The most serious emerging issue from the air industry’s perspective – is the increasing evidence of the serious effects on health of noise. The Heathrow proposals will increase the noise exposure of people living under the flight paths, while the medical evidence is hardening up. In a climate in whiich corporations are regarded as having liability for the consequences of their products and services, this feels like a potentially significant (and expensive) business hazard.

Given the trends and the evidence, the hardesst thing to understand is why politicians have –  over a long period of time – been so committed to the expansion of Healthrow that almost every  promise made about future limits on its growth has been broken. The extent of capture can be gauged from the fact that last year’s consultation had nowhere on it where respondents could object to the building of the runway.

Aviation and ‘modernity’

There are clues in the supporters of the pro-Heathrow lobby group Future Heathrow fronted by the former Labour MP Clive Soley: the aviation industry, obviously, the London business groups (London First, CBI), along with the TUC and the GMB. They are all people who share an economic view of the world – one which is shared by the Labour Party, which still broadly holds to the Croslandite view that shaped the party in the ’60s that economic growth is a precondition of improving distribution (though Crosland would have had sharp comments on tolerating high levels of inequality). I think there’s something deeper as well; that part of this economic view of the world has within it the idea that aviation is a sign of a modern economy. A telling remark – from a backbencher opposed to the third runway – was that the disagreement between Ed Miliband and Peter Mandelson was a “generational battle“. The younger generation perhaps needs some competing symbols of modernity.

As it happens, there are stories from other sectors about expensive infrastructure investments being made – unnecessarily – because of a failure to think clearly about trends.
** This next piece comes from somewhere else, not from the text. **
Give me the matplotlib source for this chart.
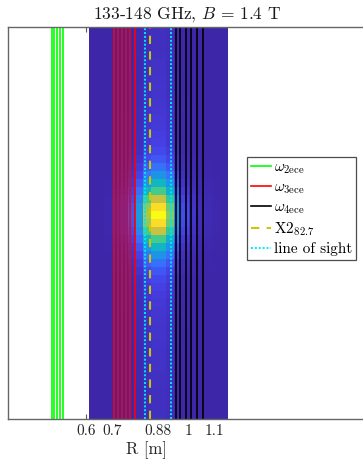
import numpy as np
import matplotlib
matplotlib.use('Agg')
import matplotlib.pyplot as plt
from matplotlib.colors import LinearSegmentedColormap

plt.rcParams['mathtext.fontset'] = 'cm'
plt.rcParams['font.family'] = 'cmr10'
plt.rcParams['axes.formatter.use_mathtext'] = True

# resonance positions [m]
r_2ece = [0.466, 0.476, 0.487, 0.498, 0.509]
r_3ece = [0.709, 0.725, 0.741, 0.756, 0.772, 0.790]
r_4ece = [0.949, 0.968, 0.990, 1.010, 1.033, 1.057]
r_x2 = [0.849]
r_sight = [0.830, 0.931]

tick_vals = [0.6, 0.7, 0.88, 1.0, 1.1]
tick_labels = ['0.6', '0.7', '0.88', '1', '1.1']

# beam power grid: radial cells and vertical cells
r_edges_lim = (0.612, 1.152)
z_edges_lim = (-0.49, 0.49)
radial_profile = [0.0, 0.0, 0.01, 0.03, 0.06, 0.15, 0.35, 0.75, 1.0,
                  1.0, 0.7, 0.3, 0.13, 0.06, 0.03, 0.02, 0.01, 0.0]
# top to bottom
vertical_profile = [0.04, 0.04, 0.04, 0.045, 0.05, 0.05, 0.055, 0.06, 0.06, 0.065,
                    0.07, 0.075,
                    0.08, 0.09, 0.10, 0.12, 0.16, 0.22, 0.32, 0.45, 0.6, 0.8, 0.95,
                    1.0,
                    0.95, 0.8, 0.6, 0.45, 0.32, 0.22, 0.16, 0.12, 0.10, 0.085,
                    0.075, 0.07, 0.065, 0.06, 0.06, 0.055, 0.05, 0.05, 0.05,
                    0.045, 0.045, 0.04, 0.04, 0.04, 0.04]

# parula-like colormap
parula = LinearSegmentedColormap.from_list('parula', [
    (0.00, (0.2422, 0.1504, 0.6603)),
    (0.10, (0.2760, 0.2470, 0.9000)),
    (0.20, (0.2300, 0.4200, 0.9900)),
    (0.30, (0.1300, 0.5600, 0.9200)),
    (0.40, (0.0500, 0.6700, 0.8300)),
    (0.50, (0.0900, 0.7500, 0.7000)),
    (0.60, (0.2600, 0.8000, 0.5500)),
    (0.70, (0.5200, 0.8000, 0.3700)),
    (0.80, (0.7900, 0.7600, 0.2500)),
    (0.90, (0.9900, 0.7300, 0.2400)),
    (1.00, (0.9769, 0.9839, 0.0805)),
])

power = np.outer(vertical_profile[::-1], radial_profile)
r_edges = np.linspace(*r_edges_lim, len(radial_profile) + 1)
z_edges = np.linspace(*z_edges_lim, len(vertical_profile) + 1)

fig = plt.figure(figsize=(3.63, 4.66), dpi=100)
ax = fig.add_axes([7.5 / 363, 47 / 466, 358.5 / 363, 392 / 466])

mesh = ax.pcolormesh(r_edges, z_edges, power, cmap=parula,
                     vmin=0, vmax=power.max(), shading='flat', zorder=1)

lw = 1.2
for i, r in enumerate(r_2ece):
    ax.axvline(r, color=(0, 1, 0), lw=lw, zorder=2,
               label=r'$\omega_{\rm 2ece}$' if i == 0 else None)
for i, r in enumerate(r_3ece):
    ax.axvline(r, color=(1, 0, 0), lw=lw, zorder=2,
               label=r'$\omega_{\rm 3ece}$' if i == 0 else None)
for i, r in enumerate(r_4ece):
    ax.axvline(r, color='black', lw=lw, zorder=2,
               label=r'$\omega_{\rm 4ece}$' if i == 0 else None)
for i, r in enumerate(r_x2):
    ax.axvline(r, color=(0.8, 0.78, 0.0), lw=1.5, ls=(0, (4, 3.5)), zorder=2,
               label=r'X2$_{82.7}$' if i == 0 else None)
for i, r in enumerate(r_sight):
    ax.axvline(r, color=(0, 0.9, 1), lw=1.4, ls=(0, (1, 1)), zorder=2,
               label='line of sight' if i == 0 else None)

ax.set_xlim(0.294, 0.294 + 358.5 / 256.6)
ax.set_ylim(*z_edges_lim)
ax.set_axisbelow(True)
ax.set_xticks(tick_vals)
ax.set_xticklabels(tick_labels, fontsize=11)
ax.set_yticks([])
ax.tick_params(axis='x', direction='in', top=True, length=3.5,
               color='0.35', labelcolor='0.15', pad=4)
for s in ax.spines.values():
    s.set_color('0.4')
    s.set_linewidth(1.0)

ax.set_xlabel('R [m]', fontsize=12, color='0.15')
ax.xaxis.set_label_coords((147 - 7.5) / 358.5, -0.058)
ax.set_title('133-148 GHz, $B\\,=\\,1.4$ T', fontsize=12.5, color='0.1', pad=6)

leg = ax.legend(loc='upper left', bbox_to_anchor=(247 / 363, 1 - 156.7 / 466),
                bbox_transform=fig.transFigure, fontsize=11, frameon=True,
                fancybox=False, framealpha=1, edgecolor='0.3',
                handlelength=1.35, handletextpad=0.15, labelspacing=0.3,
                borderpad=0.25, borderaxespad=0)
leg.get_frame().set_linewidth(0.9)

fig.savefig('out.png', dpi=100)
Kielder Water in Northumbria, now the largest artificial lake in the United Kingdom, was built to supply the predicted increase in water demand from the growth of manufacturing in the north-east. It was planned in the 1960s and built in between 1975 and 1981, and was opened by the Queen in 1982. The expansion of manufacturing, however, took place abroad, and we are still paying for the construction costs of the reservoir. At least Kielder attracts tourists and is unmatched as an area for outdoor leisure. If the third runway turns out to be a Kielder, the only legacy will be quite a lot of concrete with a village buried underneath it.